- Born: 1966 or 1967 (age 59–60)
- Occupations: film director, playwright, activist
- Known for: Bat Boy: The Musical, Nothing So Strange, The God Who Wasn't There, Blasphemy Challenge

= Brian Flemming =

American dramatist

Brian Flemming is an American film director, playwright and activist. His films include Hang Your Dog in the Wind, Nothing So Strange, and The God Who Wasn't There. His musicals include Bat Boy: The Musical, which won the LA Weekly Theater Award, Lucille Lortel Award, and Outer Critics Circle Award. He advocates for the free-culture movement and is an outspoken atheist.

== Early career ==

Flemming's first feature film was the low-budget Hang Your Dog in the Wind. Partly to promote his film, Flemming co-founded a punk film festival in Park City, Utah, called the Slumdance Film Festival, a pun on the name of the Slamdance Film Festival (which in turn referred to the Sundance Film Festival).

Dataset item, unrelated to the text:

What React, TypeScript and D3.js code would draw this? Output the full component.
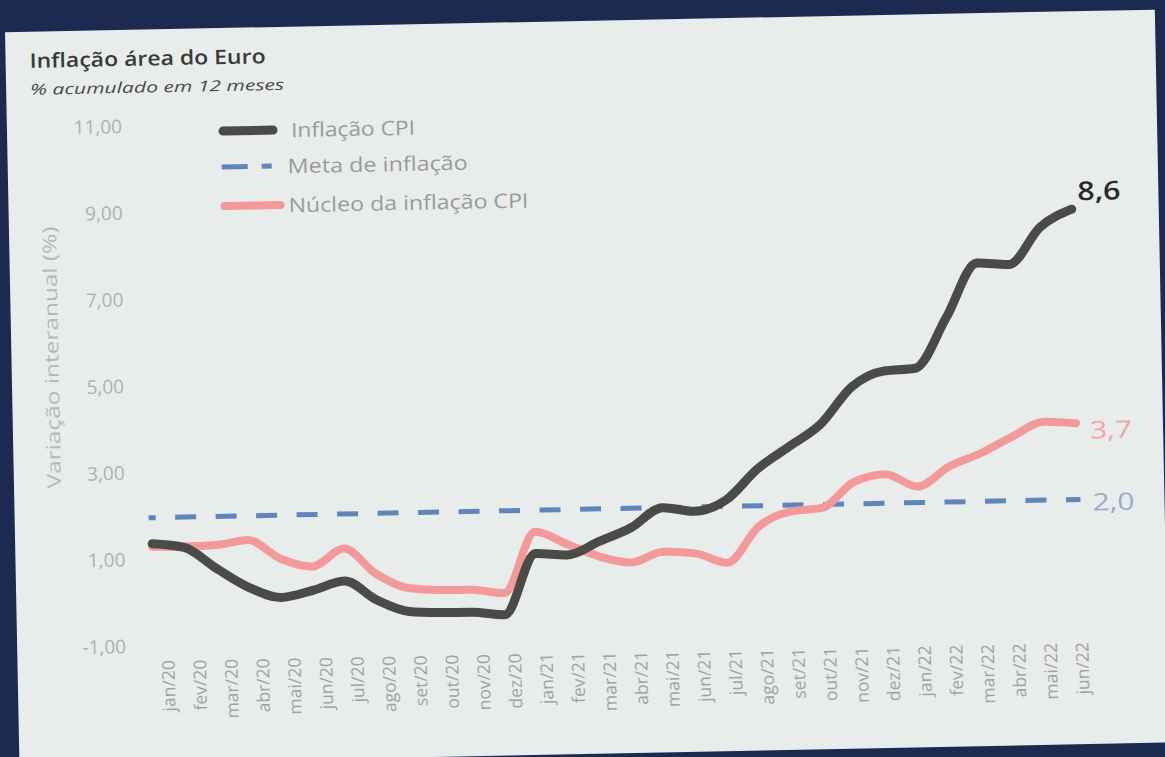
import React from "react";
import * as d3 from "d3";

const months = [
  "jan/20", "fev/20", "mar/20", "abr/20", "mai/20", "jun/20", "jul/20", "ago/20", "set/20", "out/20", "nov/20", "dez/20",
  "jan/21", "fev/21", "mar/21", "abr/21", "mai/21", "jun/21", "jul/21", "ago/21", "set/21", "out/21", "nov/21", "dez/21",
  "jan/22", "fev/22", "mar/22", "abr/22", "mai/22", "jun/22",
];
const cpi = [
  1.4, 1.3, 0.8, 0.35, 0.1, 0.25, 0.45, 0.0, -0.28, -0.32, -0.33, -0.4,
  1.0, 0.95, 1.25, 1.55, 2.0, 1.9, 2.15, 2.85, 3.35, 3.85, 4.7, 5.05,
  5.1, 6.25, 7.5, 7.45, 8.3, 8.7,
];
const core = [
  1.33, 1.32, 1.34, 1.44, 1.0, 0.8, 1.2, 0.6, 0.26, 0.2, 0.19, 0.1,
  1.5, 1.2, 0.9, 0.75, 0.98, 0.93, 0.7, 1.52, 1.85, 1.92, 2.5, 2.67,
  2.37, 2.82, 3.11, 3.48, 3.81, 3.76,
];
const TARGET = 2.0;
const yTicks = [-1, 1, 3, 5, 7, 9, 11];
const endLabels = { cpi: "8,6", core: "3,7", target: "2,0" };
const legendItems = ["Inflação CPI", "Meta de inflação", "Núcleo da inflação CPI"];
const title = "Inflação área do Euro";
const subtitle = "% acumulado em 12 meses";
const yTitle = "Variação interanual (%)";

const W = 1165;
const H = 757;
const FONT = "'Open Sans', 'Noto Sans', sans-serif";
const C_CPI = "#4a4a47";
const C_CORE = "#f4999a";
const C_TARGET = "#5f86bb";

export default function App() {
  const x = d3.scalePoint<string>().domain(months).range([149, 1075]);
  const xLab = d3.scalePoint<string>().domain(months).range([162, 1076]);
  const y = d3.scaleLinear().domain([-1, 11]).range([639.2, 119.2]);
  const line = d3
    .line<number>()
    .x((_, i) => x(months[i]) as number)
    .y((d) => y(d))
    .curve(d3.curveMonotoneX);
  const fmt = (v: number) => v.toFixed(2).replace(".", ",");
  const x0 = x(months[0]) as number;
  const x1 = x(months[months.length - 1]) as number;

  return (
    <div style={{ position: "fixed", left: 0, top: 0, width: W, height: H }}>
      <svg width={W} height={H} style={{ display: "block" }} fontFamily={FONT}>
        <rect x={0} y={0} width={W} height={H} fill="#1c2a52" />
        <g transform="rotate(-1.13, 582, 380)">
          <rect x={12} y={21} width={1150} height={733} fill="#e8edeb" />
          {/* title */}
          <text x={36} y={57} fontSize={20} fontWeight={600} fill="#3a3a3a" textLength={236} lengthAdjust="spacingAndGlyphs">
            {title}
          </text>
          <text x={36} y={84} fontSize={15} fontStyle="italic" fill="#4a4a4a" textLength={254} lengthAdjust="spacingAndGlyphs">
            {subtitle}
          </text>
          {/* y axis title */}
          <text
            transform="translate(52,347) rotate(-90)"
            textAnchor="middle"
            dominantBaseline="central"
            fontSize={19}
            fill="#b8b8b8"
            textLength={262}
            lengthAdjust="spacingAndGlyphs"
          >
            {yTitle}
          </text>
          {/* y ticks */}
          {yTicks.map((t) => (
            <text
              key={t}
              x={124 - 0.012 * (y(t) - 380)}
              y={y(t) - 2}
              textAnchor="end"
              dominantBaseline="central"
              fontSize={19}
              fill="#b0b0b0"
            >
              {fmt(t)}
            </text>
          ))}
          {/* x labels */}
          {months.map((m) => (
            <text
              key={m}
              transform={`translate(${xLab(m)},652) rotate(-90)`}
              textAnchor="end"
              dominantBaseline="central"
              fontSize={17.5}
              fill="#a2a2a2"
            >
              {m}
            </text>
          ))}
          {/* target line */}
          <line
            x1={x0 - 3}
            x2={x1 + 3}
            y1={y(TARGET)}
            y2={y(TARGET)}
            stroke={C_TARGET}
            strokeWidth={5}
            strokeDasharray="21 19.5"
            strokeDashoffset={14}
          />
          {/* core */}
          <path d={line(core) || ""} fill="none" stroke={C_CORE} strokeWidth={8} strokeLinecap="round" strokeLinejoin="round" />
          {/* cpi */}
          <path d={line(cpi) || ""} fill="none" stroke={C_CPI} strokeWidth={9} strokeLinecap="round" strokeLinejoin="round" />
          {/* end labels */}
          <text x={1081} y={200} dominantBaseline="central" fontSize={26} fontWeight={600} fill="#2a2a2a" textLength={43} lengthAdjust="spacingAndGlyphs">
            {endLabels.cpi}
          </text>
          <text x={1089} y={439} dominantBaseline="central" fontSize={24} fill="#f4a3a3" textLength={42} lengthAdjust="spacingAndGlyphs">
            {endLabels.core}
          </text>
          <text x={1090} y={511} dominantBaseline="central" fontSize={24} fill="#98aec8" textLength={42} lengthAdjust="spacingAndGlyphs">
            {endLabels.target}
          </text>
          {/* legend */}
          <line x1={228} x2={278} y1={124} y2={124} stroke={C_CPI} strokeWidth={9} strokeLinecap="round" />
          <text x={296} y={124} dominantBaseline="central" fontSize={20} fill="#9a9a9a" textLength={124} lengthAdjust="spacingAndGlyphs">
            {legendItems[0]}
          </text>
          <line x1={226} x2={280} y1={160} y2={160} stroke={C_TARGET} strokeWidth={5} strokeDasharray="26 14 10" />
          <text x={292} y={160} dominantBaseline="central" fontSize={20} fill="#9a9a9a" textLength={180} lengthAdjust="spacingAndGlyphs">
            {legendItems[1]}
          </text>
          <line x1={228} x2={284} y1={199} y2={199} stroke={C_CORE} strokeWidth={8} strokeLinecap="round" />
          <text x={292} y={199} dominantBaseline="central" fontSize={20} fill="#9a9a9a" textLength={240} lengthAdjust="spacingAndGlyphs">
            {legendItems[2]}
          </text>
        </g>
      </svg>
    </div>
  );
}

Slumdance brought Flemming to the attention of John Pierson, who later hired Flemming to work as a director and segment producer for Pierson's Independent Film Channel magazine-style show called Split Screen.

== Bat Boy ==

After Slumdance, Flemming turned his attention from indie film to theater with Bat Boy: The Musical. The stage musical is based on a story about a half-bat half-boy from the tabloid Weekly World News. Flemming co-wrote Bat Boy with Keythe Farley and Laurence O'Keefe. The musical grew from a Los Angeles theater to winning the LA Weekly Theater Award for Musical of the Year Award for 1999, plus four Ovation Award nominations and six Drama-Logue Awards.

Bat Boy: The Musical made its way to a New York production in March 2001, for which the play won the Lucille Lortel Award for Best Musical, the Outer Critics Circle Award for Best Musical Off-Broadway, and six Drama Desk nominations. The New Yorker described Bat Boy as a "giggling cult hit". The New York Times wrote, "It is astonishing what intelligent wit can accomplish". The musical ran in New York through December 2001.

== Nothing So Strange ==

Flemming released a faux documentary about the assassination of Bill Gates called Nothing So Strange. Bill Gates said through a spokesman that it was "very disappointing that a movie maker would do something like this". Nothing So Strange debuted at the 2002 Sundance Film Festival. Variety called it, "a crackling good movie... [that] may be the ideal prototype film for the digital age". The film won the Claiborne Pell New York Times Award for Original Vision at the 2002 Newport Film Festival.

On 24 October 2003 the film had a simultaneous debut in theaters and as an Internet download. It was released on DVD in December 2004.

== The God Who Wasn't There ==
In 2005, Flemming released his third feature-length film, the documentary The God Who Wasn't There. Through interviews with biblical and folklore scholars, Flemming investigates the evidence for the existence of Jesus, concluding that it is highly improbable that the Christian savior ever actually lived. He then discusses the beliefs of conservative Christian fundamentalists, Christian moderates (who, he states, simply enable the fundamentalists), and returns to confront the principal of the fundamentalist Christian school he attended as a child. Flemming launched three media campaigns to support his documentary: War on Christmas, War on Easter, and Blasphemy Challenge. The Blasphemy Challenge was the most successful of the three publicity stunts, gaining coverage by Newsweek, NBC News, Fox News and many other media outlets, and participation by Penn Jillette.

== Activism ==
In addition to working in film and theater, Flemming is an activist on copyright issues. He has released Nothing So Strange as an open source project, which means all of the raw footage that makes up the film is released without copyright restrictions for anyone to use. The final cut of the film, however, remains protected by copyright.

Flemming founded the organization Free Cinema, which encourages feature filmmakers to create films under two rules:
1. No money may be spent on the production, and
2. The film must be released under a copyleft license.

Flemming claims that filmmaking can now be "as inexpensive as writing novels" and that the copylefting practice is a way for new artists to gain notice and distribution in a marketplace dominated by large corporations. Free Cinema was inspired by the Free Software Movement, which is guided by similar principles of freedom. Flemming is also the owner and operator of Fair Use Press, which distributes e-books critical of public figures such as Bill O'Reilly and Arnold Schwarzenegger for their stance on intellectual property law.

During the 2007 Slamdance Film Festival, Flemming, who had been invited to sit on the festival's documentary jury, saw a demo of the video game Super Columbine Massacre RPG! and hearing about it having its nomination pulled by the festival's founder, convinced fellow jurors to award it a "Special Jury Prize" for Best Documentary (an unofficial award not endorsed by the festival). The festival's founder, Peter Baxter, later told Flemming that legal considerations prevented SCMRPG from receiving the award.